REPUBLIKA.CO.ID, SURABAYA - Deputi Gubernur Bank Indonesia (BI) Muliaman D Hadad mengatakan upaya untuk meningkatkan efisiensi perbankan bisa dilakukan dengan mengurangi biaya overhead atau biaya umum yang selama ini masih cukup tinggi. "Dari tiga komponen pembentuk suku bunga dasar kredit (SBDK), biaya overhead paling mungkin untuk ditekan dan itu bisa dilakukan," kata Muliaman di Surabaya, Ahad (20/3).

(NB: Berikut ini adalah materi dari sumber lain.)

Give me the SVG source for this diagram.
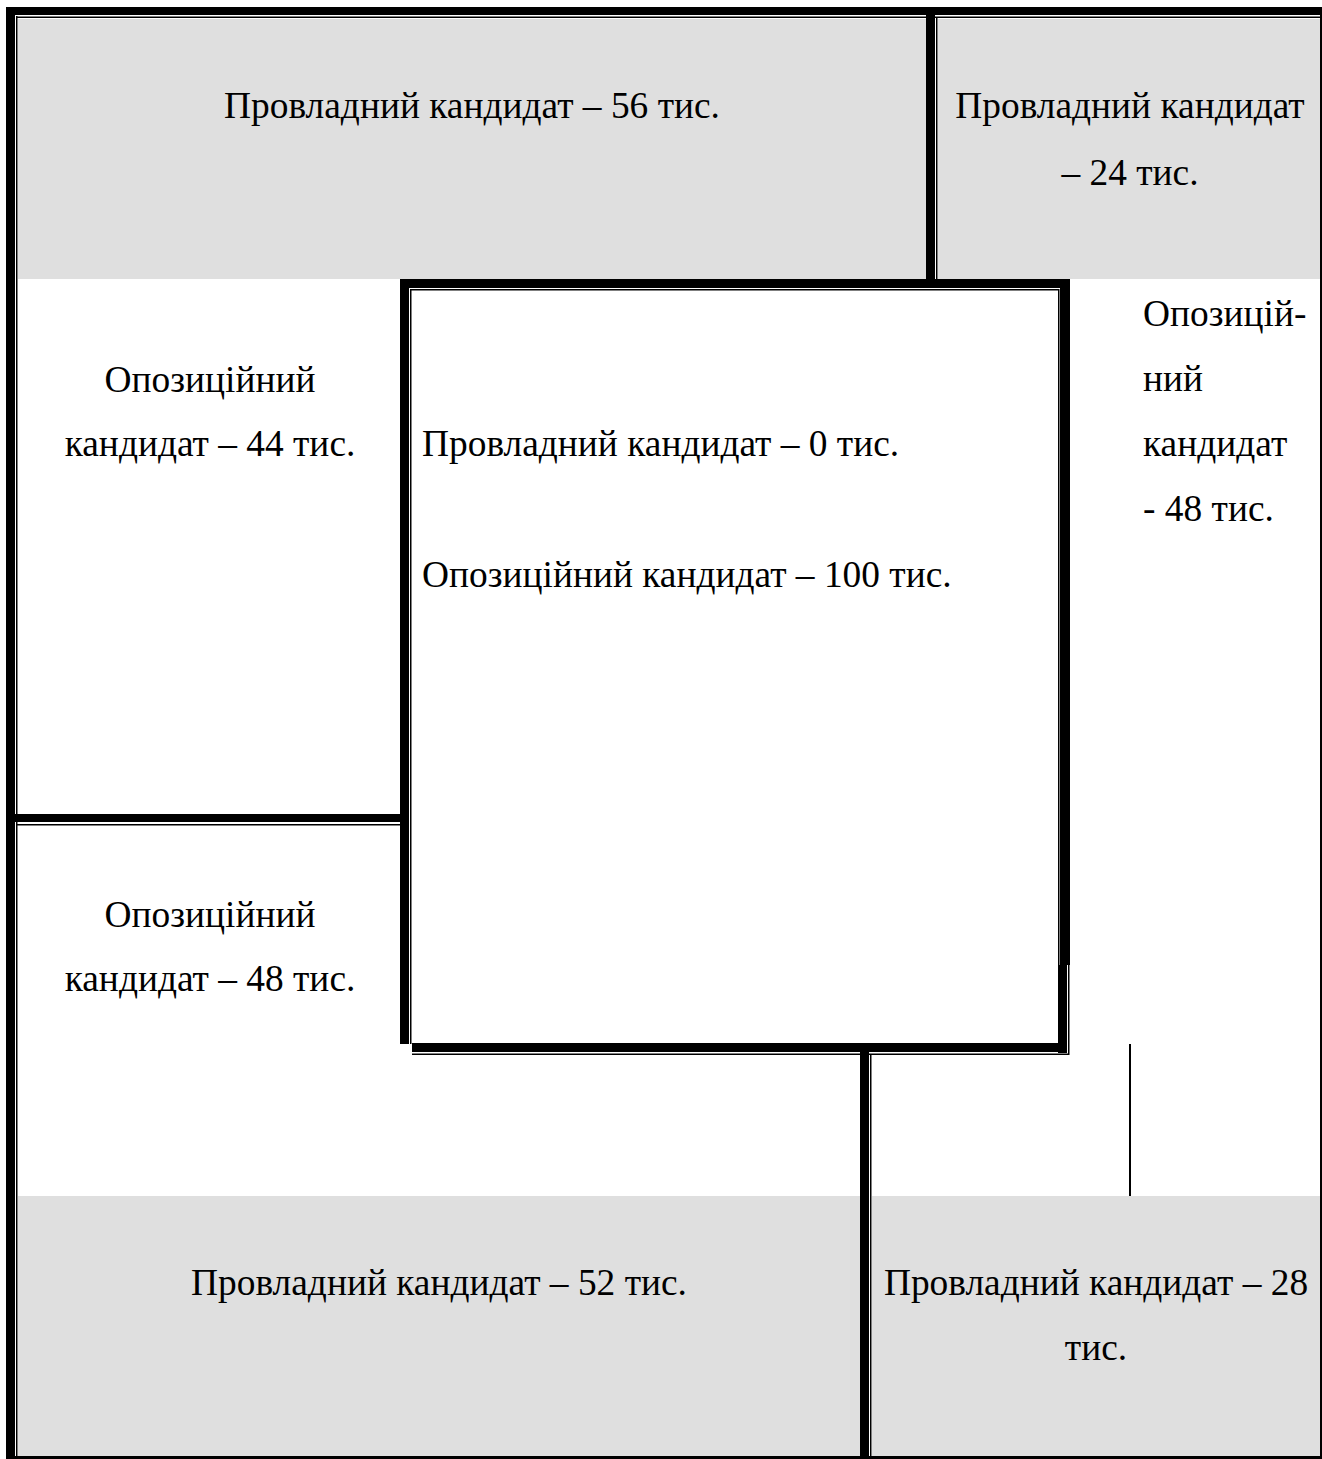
<svg xmlns="http://www.w3.org/2000/svg" width="1322" height="1459" viewBox="0 0 1322 1459">
<style>
.g{fill:#dfdfdf}
.k{fill:#000}
text{font-family:"Liberation Serif","Times New Roman",serif;font-size:37.4px;fill:#000}
.c{text-anchor:middle}
</style>
<rect x="0" y="0" width="1322" height="1459" fill="#fff"/>
<g id="regions">
<rect class="g" x="18" y="19" width="908" height="260"/>
<rect class="g" x="938" y="19" width="382" height="260"/>
<rect class="g" x="18" y="1196" width="842" height="260"/>
<rect class="g" x="872" y="1196" width="448" height="260"/>
</g>
<g id="connectors">
<rect class="k" x="6" y="7" width="9" height="1452"/>
<rect class="k" x="6" y="7" width="1316" height="8"/>
<rect class="k" x="16" y="16" width="1.5" height="1440"/>
<rect class="k" x="16" y="16.5" width="1304" height="1.5"/>
<rect class="k" x="1320" y="15" width="2" height="1444"/>
<rect class="k" x="6" y="1456" width="1316" height="3"/>
<rect class="k" x="926" y="15" width="9" height="264"/>
<rect class="k" x="936" y="17" width="1.5" height="262"/>
<rect class="k" x="400" y="279" width="670" height="9"/>
<rect class="k" x="400" y="279" width="9" height="765"/>
<rect class="k" x="410" y="289" width="1.5" height="755"/>
<rect class="k" x="410" y="289" width="648" height="1.5"/>
<rect class="k" x="1060" y="279" width="10" height="686"/>
<rect class="k" x="1058" y="289" width="1.5" height="676"/>
<rect class="k" x="1058" y="965" width="9" height="88"/>
<rect class="k" x="1068" y="965" width="1.5" height="90"/>
<rect class="k" x="412" y="1043" width="655" height="9"/>
<rect class="k" x="412" y="1053.5" width="657" height="1.5"/>
<rect class="k" x="15" y="814" width="394" height="8"/>
<rect class="k" x="17" y="824" width="392" height="1.5"/>
<rect class="k" x="860" y="1052" width="9" height="1404"/>
<rect class="k" x="870" y="1054" width="1.5" height="402"/>
<rect class="k" x="1129" y="1044" width="2" height="152"/>
</g>
<g id="n1"><text class="c" x="472" y="118">Провладний кандидат – 56 тис.</text></g>
<g id="n2"><text class="c" x="1130" y="118">Провладний кандидат</text><text class="c" x="1130" y="185">– 24 тис.</text></g>
<g id="n3"><text class="c" x="210" y="392">Опозиційний</text><text class="c" x="210" y="456">кандидат – 44 тис.</text></g>
<g id="n4"><text x="422" y="456">Провладний кандидат – 0 тис.</text><text x="422" y="587">Опозиційний кандидат – 100 тис.</text></g>
<g id="n5"><text x="1143" y="326">Опозицій-</text><text x="1143" y="391">ний</text><text x="1143" y="456">кандидат</text><text x="1143" y="521">- 48 тис.</text></g>
<g id="n6"><text class="c" x="210" y="927">Опозиційний</text><text class="c" x="210" y="991">кандидат – 48 тис.</text></g>
<g id="n7"><text class="c" x="439" y="1295">Провладний кандидат – 52 тис.</text></g>
<g id="n8"><text class="c" x="1096" y="1295">Провладний кандидат – 28</text><text class="c" x="1096" y="1360">тис.</text></g>
</svg>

Perhitungan SBDK merupakan hasil perhitungan dari tiga komponen yaitu Harga Pokok Dana untuk Kredit atau HPDK, biaya overhead yang dikeluarkan bank dalam proses pemberian kredit dan margin keuntungan (profit margin) yang ditetapkan untuk aktivitas perkreditan. Dijelaskan Muliaman, BI terus mendorong peningkatan efisiensi perbankan yang sangat diperlukan dalam memperkuat ketahanan perbankan agar bisa bersaing lebih baik di tengah kondisi ekonomi global yang belum pasti.

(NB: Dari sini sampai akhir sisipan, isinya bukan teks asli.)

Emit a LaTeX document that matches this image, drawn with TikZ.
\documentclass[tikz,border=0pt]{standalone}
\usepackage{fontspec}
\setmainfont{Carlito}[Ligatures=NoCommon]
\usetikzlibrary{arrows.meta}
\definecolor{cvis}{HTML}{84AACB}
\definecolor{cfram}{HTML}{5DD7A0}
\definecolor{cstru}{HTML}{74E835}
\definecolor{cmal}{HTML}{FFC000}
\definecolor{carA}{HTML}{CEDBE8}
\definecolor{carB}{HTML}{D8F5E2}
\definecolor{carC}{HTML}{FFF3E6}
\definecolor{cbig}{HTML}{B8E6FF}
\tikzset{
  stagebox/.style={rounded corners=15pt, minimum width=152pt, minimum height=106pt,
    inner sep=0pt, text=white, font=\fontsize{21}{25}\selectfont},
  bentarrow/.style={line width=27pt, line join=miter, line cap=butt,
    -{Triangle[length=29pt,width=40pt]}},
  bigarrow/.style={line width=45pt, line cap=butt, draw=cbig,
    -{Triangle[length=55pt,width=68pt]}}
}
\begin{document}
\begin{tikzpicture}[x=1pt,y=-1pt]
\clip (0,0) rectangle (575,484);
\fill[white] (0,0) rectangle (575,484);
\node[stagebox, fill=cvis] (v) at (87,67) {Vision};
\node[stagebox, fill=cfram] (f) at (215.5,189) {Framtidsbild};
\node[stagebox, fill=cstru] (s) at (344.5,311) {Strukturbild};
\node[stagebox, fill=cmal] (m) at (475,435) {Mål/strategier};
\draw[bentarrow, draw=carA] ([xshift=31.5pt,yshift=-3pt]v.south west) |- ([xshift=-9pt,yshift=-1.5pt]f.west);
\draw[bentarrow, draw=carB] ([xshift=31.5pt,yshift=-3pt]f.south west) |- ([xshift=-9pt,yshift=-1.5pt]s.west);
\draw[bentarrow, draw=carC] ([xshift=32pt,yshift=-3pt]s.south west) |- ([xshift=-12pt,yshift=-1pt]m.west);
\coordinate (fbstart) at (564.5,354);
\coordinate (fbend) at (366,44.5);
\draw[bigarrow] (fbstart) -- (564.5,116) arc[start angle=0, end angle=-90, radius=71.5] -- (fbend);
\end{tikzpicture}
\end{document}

"Dengan industri perbankan yang punya daya tahan baik, kita tidak perlu khawatir kondisi perekonomian dunia yang belum pasti ini bisa mempengaruhi perbankan kita," katanya.
Kebijakan BI mengenai pengaturan publikasi SBDK yang akan dimulai 31 Maret mendatang, menurut Muliaman diharapkan akan meningkatkan efisiensi perbankan, karena akan mendorong persaingan perbankan. Sebelumnya KPPU melihat industri perbankan Indonesia masih menghadapi masalah inefisiensi yang terlihat dari tingginya net interest margin (NIM) yaitu sekitar 5,8 persen per Desember 2010. Padahal NIM di Malaysia, Singapura, dan Filipina rata-rata 2,2 persen -4,5 persen.
Tidak hanya itu, rasio biaya operasional terhadap pendapatan operasional (BOPO) di Indonesia masih sebesar 81,6 persen, sementara ketiga negara tersebut rata-rata 32,7 persen -73,1 persen. Melihat ini semua, KPPU menilai produk dan jasa perbankan di Indonesia bersifat heterogen dan bentuk pasarnya diduga sudah mengarah kepada struktur persaingan monopolistis.
Dalam kondisi tersebut produk perbankan sangat tersegmentasi dan masing-masing bank masih memiliki market power walau jumlah bank masih relatif banyak.